Catholic Diocese of Spokane, Washington

From the

Official News Magazine of the Diocese of Spokane

Deacon Eric Meisfjord, Editor
P.O. Box 48, Spokane WA 99210
(509) 358-7340; FAX: (509) 358-7302

Regional Report

the Inland Register

(From the Nov. 13, 2008 edition of the Inland Register)

Archdiocese of Portland

PORTLAND – Each day for decades, Doc Hite walked, stood, sat, and eventually slumped outside a Portland abortion clinic, urging adoption over abortion. His mission was persistent testimony to what he considered a slaughter of innocents. He kept up his protest until he was 100 years old. He died last month at the age of 102

“I know we are not to declare anyone a saint before the church does, but there are many who thought of him as a living saint,” said Thomas Di Novo, a Beaverton, Ore., member of a Catholic men’s association that included Hite as its spiritual inspiration.

The former cowboy and berry farmer kept an often lonely vigil. He was not always quiet; he was arrested seven times, and spent a month in jail for his activity, where he passed the time praying and reading.

He always spoke respectfully, if pleadingly, to the women he encountered, urging them to call an 800-number for information about adoption. He was rarely, if ever, harsh, and leaned toward compassion. In a 1999 interview, he said his motivation was “love of God and children.”

He never married. At age 100, he admitted it might have been nice to have children. Some of the women who did not abort because of his presence at a clinic would bring their babies to see him. And so, in a larger sense, he did have children, after all.

BEAVERTON – And speaking of centenarians, Father John Reedy celebrated his 100th birthday last month.

He first served as an assistant at St. Vincent de Paul Parish, Salem, where he returned later to minister as pastor for nearly 30 years. He formed long friendships in that time, including a relationship with the Moore family, who lived next door to the church.

One of the children, Marcia Moore Hull, recalled his ready wit and ability to laugh at himself, especially as his short-term memory dimmed somewhat.

Years after Hull’s mother died, she visited Father Reedy, who asked about her mother’s health. Hull haltingly explained that her mother was, well, still dead.

There was a brief pause, and then the priest said, “No wonder I haven’t heard from her.”

He never complains, Hull said. “He’s such a beautiful man – holy, holy,” said Hull. “Every time I go visit, he teaches me something.”

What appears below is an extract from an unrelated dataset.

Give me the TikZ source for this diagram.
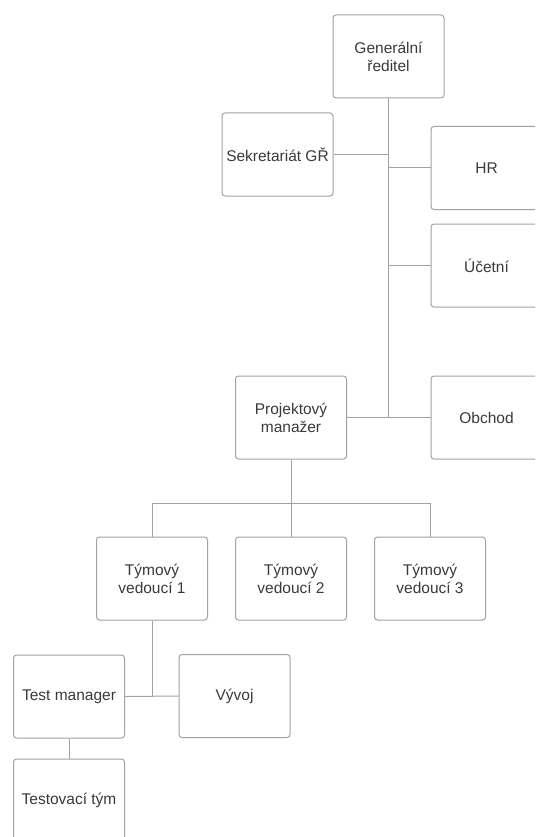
\documentclass[tikz,border=0pt]{standalone}
\usepackage{fontspec}
\setmainfont{Liberation Sans}
\usepackage{xcolor}
\definecolor{boxgray}{HTML}{A2A2A2}
\definecolor{textgray}{HTML}{3A3A3A}
\usetikzlibrary{positioning,calc}
\tikzset{
    orgbox/.style={draw=boxgray, line width=1pt, rounded corners=3pt, fill=white,
        minimum width=111pt, minimum height=83pt, align=center, text=textgray,
        font=\fontsize{15.5}{18}\selectfont},
    orgline/.style={draw=boxgray, line width=1pt}
}

\begin{document}
\begin{tikzpicture}[x=1pt,y=-1pt]
    \useasboundingbox (0,0) rectangle (535,837);
    \clip (0,0) rectangle (535,837);

    % upper part
    \node[orgbox] (gr) at (388.5,56.5) {Generální\\ředitel};
    \node[orgbox] (sekr) at (277.5,154.5) {Sekretariát GŘ};
    \node[orgbox] (hr) at (486.5,168) {HR};
    \node[orgbox] (ucetni) at (486.5,265.5) {Účetní};
    \node[orgbox] (pm) at (291,417.5) {Projektový\\manažer};
    \node[orgbox] (obchod) at (486.5,417.5) {Obchod};

    \coordinate (trunk) at (gr.south |- pm.east);
    \draw[orgline] (gr.south) -- (trunk);
    \draw[orgline] (pm.east) -- (obchod.west);
    \draw[orgline] (sekr.east) -- (gr.south |- sekr.east);
    \draw[orgline] (gr.south |- hr.west) -- (hr.west);
    \draw[orgline] (gr.south |- ucetni.west) -- (ucetni.west);

    % team leaders
    \node[orgbox] (tv1) at (152,578.5) {Týmový\\vedoucí 1};
    \node[orgbox] (tv2) at (291,578.5) {Týmový\\vedoucí 2};
    \node[orgbox] (tv3) at (430,578.5) {Týmový\\vedoucí 3};

    \coordinate (pmfork) at ($(pm.south)+(0,44)$);
    \draw[orgline] (pm.south) -- (tv2.north);
    \draw[orgline] (tv1.north) |- (pmfork) -| (tv3.north);

    % lower part
    \node[orgbox] (tm) at (69,696.5) {Test manager};
    \node[orgbox] (vyvoj) at (234.5,696) {Vývoj};
    \node[orgbox] (tt) at (69,800.5) {Testovací tým};

    \draw[orgline] (tv1.south) -- (tv1.south |- tm.east);
    \draw[orgline] (tm.east) -- (vyvoj.west);
    \draw[orgline] (tm.south) -- (tt.north);
\end{tikzpicture}
\end{document}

PORTLAND – In a recent column titled “Priestly formation in Oregon,” Portland’s Archbishop John Vlazny gave some background on the preparation given to men discerning a call to priesthood.

“Human formation has received considerable attention in recent times because of some of the problems that have occurred in the lives of clergy. A priest is a public person, called upon to represent the church in worship and in service. He must be a man of integrity and self possession in order to make a gift of himself for the mission of the church. The church looks for men with sound prudential judgment, a sense of responsibility and personal initiative, a capacity for leadership, an ability to establish and maintain wholesome friendships, and an ability to work in a collaborative, professional manner with God’s people….

“Especially important today for public ministry is a flexibility of spirit which helps a priest relate to people across a number of cultures as well as theological and ecclesial outlooks. The good priest must put on both the mind and the heart of Christ.”

— Catholic Sentinel (Archdiocese of Portland)

Archdiocese of Seattle

SEATTLE – Pete O’Brien, manager of the food bank for St. Vincent de Paul, was one of six individuals honored recently by Seattle Mayor Greg Nickels at the 17th annual Mayor’s End Hunger Awards Ceremony last month.

“We have seen a 50 percent increase in the numbers of people, and Pete has found a way to serve them all,” said Richard Bray, St. Vincent’s Director of Donor and Community Relations. “He has been a leader in pulling together food banks to address larger concerns and sharing food supplies…. He is a Catholic putting his faith into action in some tremendous ways for the poor.”